### THE REQUEST
Reproduce verbatim the lines up to and including the one with "gr2, bw, fill=False, edgecolor=edge, linewidth=1.5, zorder=2)", starting from the first.

----- SOURCE DATA -----

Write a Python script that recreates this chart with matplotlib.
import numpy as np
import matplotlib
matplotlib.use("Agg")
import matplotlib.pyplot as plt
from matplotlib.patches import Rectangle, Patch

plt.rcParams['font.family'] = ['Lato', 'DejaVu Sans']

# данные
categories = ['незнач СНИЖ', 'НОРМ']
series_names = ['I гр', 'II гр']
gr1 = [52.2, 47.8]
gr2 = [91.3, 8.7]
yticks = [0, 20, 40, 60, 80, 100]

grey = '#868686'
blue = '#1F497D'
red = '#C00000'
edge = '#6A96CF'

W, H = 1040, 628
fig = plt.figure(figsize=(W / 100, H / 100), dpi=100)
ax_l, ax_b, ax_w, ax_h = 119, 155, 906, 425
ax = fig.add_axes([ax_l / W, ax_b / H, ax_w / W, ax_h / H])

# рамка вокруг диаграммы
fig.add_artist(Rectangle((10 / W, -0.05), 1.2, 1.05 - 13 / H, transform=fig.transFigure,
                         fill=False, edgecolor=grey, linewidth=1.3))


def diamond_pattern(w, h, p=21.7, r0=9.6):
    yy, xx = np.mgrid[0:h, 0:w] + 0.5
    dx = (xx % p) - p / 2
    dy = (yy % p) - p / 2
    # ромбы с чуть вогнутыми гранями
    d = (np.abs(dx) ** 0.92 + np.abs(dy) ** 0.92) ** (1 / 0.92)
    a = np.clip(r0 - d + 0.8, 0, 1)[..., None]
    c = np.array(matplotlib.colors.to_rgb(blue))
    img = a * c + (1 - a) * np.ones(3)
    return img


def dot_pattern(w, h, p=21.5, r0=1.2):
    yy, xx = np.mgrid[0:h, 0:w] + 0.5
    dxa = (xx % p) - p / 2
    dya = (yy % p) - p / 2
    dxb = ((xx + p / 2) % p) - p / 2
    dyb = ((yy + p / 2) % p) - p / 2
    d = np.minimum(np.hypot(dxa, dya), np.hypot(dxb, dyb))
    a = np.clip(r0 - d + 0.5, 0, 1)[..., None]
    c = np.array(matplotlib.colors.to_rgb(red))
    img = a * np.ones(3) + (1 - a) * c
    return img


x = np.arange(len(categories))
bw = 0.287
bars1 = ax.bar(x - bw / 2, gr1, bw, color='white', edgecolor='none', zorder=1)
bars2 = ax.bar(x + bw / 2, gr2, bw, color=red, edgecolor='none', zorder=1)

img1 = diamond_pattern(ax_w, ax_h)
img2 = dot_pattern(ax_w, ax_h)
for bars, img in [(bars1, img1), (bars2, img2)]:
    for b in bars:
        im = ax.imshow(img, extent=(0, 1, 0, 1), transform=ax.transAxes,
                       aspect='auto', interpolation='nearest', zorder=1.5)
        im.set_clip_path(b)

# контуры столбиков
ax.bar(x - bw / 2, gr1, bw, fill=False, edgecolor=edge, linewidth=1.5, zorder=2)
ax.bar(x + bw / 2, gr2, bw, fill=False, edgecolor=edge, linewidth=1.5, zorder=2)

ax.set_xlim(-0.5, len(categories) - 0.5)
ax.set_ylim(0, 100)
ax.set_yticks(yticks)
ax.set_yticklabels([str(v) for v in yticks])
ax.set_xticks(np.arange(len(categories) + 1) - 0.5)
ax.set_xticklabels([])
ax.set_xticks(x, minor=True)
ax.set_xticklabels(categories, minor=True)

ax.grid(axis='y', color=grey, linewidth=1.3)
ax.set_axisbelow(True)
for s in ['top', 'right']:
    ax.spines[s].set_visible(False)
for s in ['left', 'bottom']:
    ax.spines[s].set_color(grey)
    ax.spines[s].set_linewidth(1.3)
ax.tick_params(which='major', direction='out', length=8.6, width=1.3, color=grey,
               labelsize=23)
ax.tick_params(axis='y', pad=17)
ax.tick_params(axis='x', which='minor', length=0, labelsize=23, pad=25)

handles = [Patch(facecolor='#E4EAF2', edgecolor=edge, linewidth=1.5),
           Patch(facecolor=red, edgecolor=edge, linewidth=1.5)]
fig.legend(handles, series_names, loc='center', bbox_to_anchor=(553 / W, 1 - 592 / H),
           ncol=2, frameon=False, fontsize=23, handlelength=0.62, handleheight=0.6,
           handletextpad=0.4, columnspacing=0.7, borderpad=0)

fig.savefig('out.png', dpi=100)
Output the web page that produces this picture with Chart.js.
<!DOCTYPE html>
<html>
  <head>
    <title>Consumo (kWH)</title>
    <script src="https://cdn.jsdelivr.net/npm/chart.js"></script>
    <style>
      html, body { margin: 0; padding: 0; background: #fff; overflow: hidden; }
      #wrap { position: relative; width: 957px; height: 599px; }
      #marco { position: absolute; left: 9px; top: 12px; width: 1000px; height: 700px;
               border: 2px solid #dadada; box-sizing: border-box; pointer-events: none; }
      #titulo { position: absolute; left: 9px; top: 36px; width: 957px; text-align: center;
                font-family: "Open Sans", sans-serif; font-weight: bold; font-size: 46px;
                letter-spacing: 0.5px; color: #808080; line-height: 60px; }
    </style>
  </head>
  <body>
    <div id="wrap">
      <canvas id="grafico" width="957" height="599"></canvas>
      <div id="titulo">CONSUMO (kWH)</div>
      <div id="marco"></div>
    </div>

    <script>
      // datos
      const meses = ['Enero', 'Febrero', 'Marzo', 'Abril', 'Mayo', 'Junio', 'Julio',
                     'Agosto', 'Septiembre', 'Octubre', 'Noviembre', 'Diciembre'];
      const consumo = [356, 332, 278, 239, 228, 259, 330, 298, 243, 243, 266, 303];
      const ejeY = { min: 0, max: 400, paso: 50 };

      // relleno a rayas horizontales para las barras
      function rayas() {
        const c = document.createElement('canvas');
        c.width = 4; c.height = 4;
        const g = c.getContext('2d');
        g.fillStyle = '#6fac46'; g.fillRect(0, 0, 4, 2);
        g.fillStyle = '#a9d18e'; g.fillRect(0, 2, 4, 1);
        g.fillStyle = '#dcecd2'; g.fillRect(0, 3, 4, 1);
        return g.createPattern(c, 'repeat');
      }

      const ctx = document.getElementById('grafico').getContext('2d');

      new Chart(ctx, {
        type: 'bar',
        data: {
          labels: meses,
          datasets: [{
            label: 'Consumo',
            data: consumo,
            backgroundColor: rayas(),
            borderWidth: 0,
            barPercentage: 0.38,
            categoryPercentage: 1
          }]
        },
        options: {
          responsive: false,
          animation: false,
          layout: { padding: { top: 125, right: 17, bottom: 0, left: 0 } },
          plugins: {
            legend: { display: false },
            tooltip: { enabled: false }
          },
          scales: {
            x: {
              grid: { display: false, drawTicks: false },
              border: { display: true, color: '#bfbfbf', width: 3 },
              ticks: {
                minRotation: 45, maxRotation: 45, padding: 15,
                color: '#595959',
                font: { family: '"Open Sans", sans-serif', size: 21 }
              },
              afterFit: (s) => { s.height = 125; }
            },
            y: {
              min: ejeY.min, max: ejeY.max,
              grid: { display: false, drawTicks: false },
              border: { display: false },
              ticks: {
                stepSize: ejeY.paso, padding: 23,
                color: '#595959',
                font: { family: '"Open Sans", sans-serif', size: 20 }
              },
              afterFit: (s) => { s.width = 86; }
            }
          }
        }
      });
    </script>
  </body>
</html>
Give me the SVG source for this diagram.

-----

### RESULT BELOW
Write a Python script that recreates this chart with matplotlib.
import numpy as np
import matplotlib
matplotlib.use("Agg")
import matplotlib.pyplot as plt
from matplotlib.patches import Rectangle, Patch

plt.rcParams['font.family'] = ['Lato', 'DejaVu Sans']

# данные
categories = ['незнач СНИЖ', 'НОРМ']
series_names = ['I гр', 'II гр']
gr1 = [52.2, 47.8]
gr2 = [91.3, 8.7]
yticks = [0, 20, 40, 60, 80, 100]

grey = '#868686'
blue = '#1F497D'
red = '#C00000'
edge = '#6A96CF'

W, H = 1040, 628
fig = plt.figure(figsize=(W / 100, H / 100), dpi=100)
ax_l, ax_b, ax_w, ax_h = 119, 155, 906, 425
ax = fig.add_axes([ax_l / W, ax_b / H, ax_w / W, ax_h / H])

# рамка вокруг диаграммы
fig.add_artist(Rectangle((10 / W, -0.05), 1.2, 1.05 - 13 / H, transform=fig.transFigure,
                         fill=False, edgecolor=grey, linewidth=1.3))


def diamond_pattern(w, h, p=21.7, r0=9.6):
    yy, xx = np.mgrid[0:h, 0:w] + 0.5
    dx = (xx % p) - p / 2
    dy = (yy % p) - p / 2
    # ромбы с чуть вогнутыми гранями
    d = (np.abs(dx) ** 0.92 + np.abs(dy) ** 0.92) ** (1 / 0.92)
    a = np.clip(r0 - d + 0.8, 0, 1)[..., None]
    c = np.array(matplotlib.colors.to_rgb(blue))
    img = a * c + (1 - a) * np.ones(3)
    return img


def dot_pattern(w, h, p=21.5, r0=1.2):
    yy, xx = np.mgrid[0:h, 0:w] + 0.5
    dxa = (xx % p) - p / 2
    dya = (yy % p) - p / 2
    dxb = ((xx + p / 2) % p) - p / 2
    dyb = ((yy + p / 2) % p) - p / 2
    d = np.minimum(np.hypot(dxa, dya), np.hypot(dxb, dyb))
    a = np.clip(r0 - d + 0.5, 0, 1)[..., None]
    c = np.array(matplotlib.colors.to_rgb(red))
    img = a * np.ones(3) + (1 - a) * c
    return img


x = np.arange(len(categories))
bw = 0.287
bars1 = ax.bar(x - bw / 2, gr1, bw, color='white', edgecolor='none', zorder=1)
bars2 = ax.bar(x + bw / 2, gr2, bw, color=red, edgecolor='none', zorder=1)

img1 = diamond_pattern(ax_w, ax_h)
img2 = dot_pattern(ax_w, ax_h)
for bars, img in [(bars1, img1), (bars2, img2)]:
    for b in bars:
        im = ax.imshow(img, extent=(0, 1, 0, 1), transform=ax.transAxes,
                       aspect='auto', interpolation='nearest', zorder=1.5)
        im.set_clip_path(b)

# контуры столбиков
ax.bar(x - bw / 2, gr1, bw, fill=False, edgecolor=edge, linewidth=1.5, zorder=2)
ax.bar(x + bw / 2, gr2, bw, fill=False, edgecolor=edge, linewidth=1.5, zorder=2)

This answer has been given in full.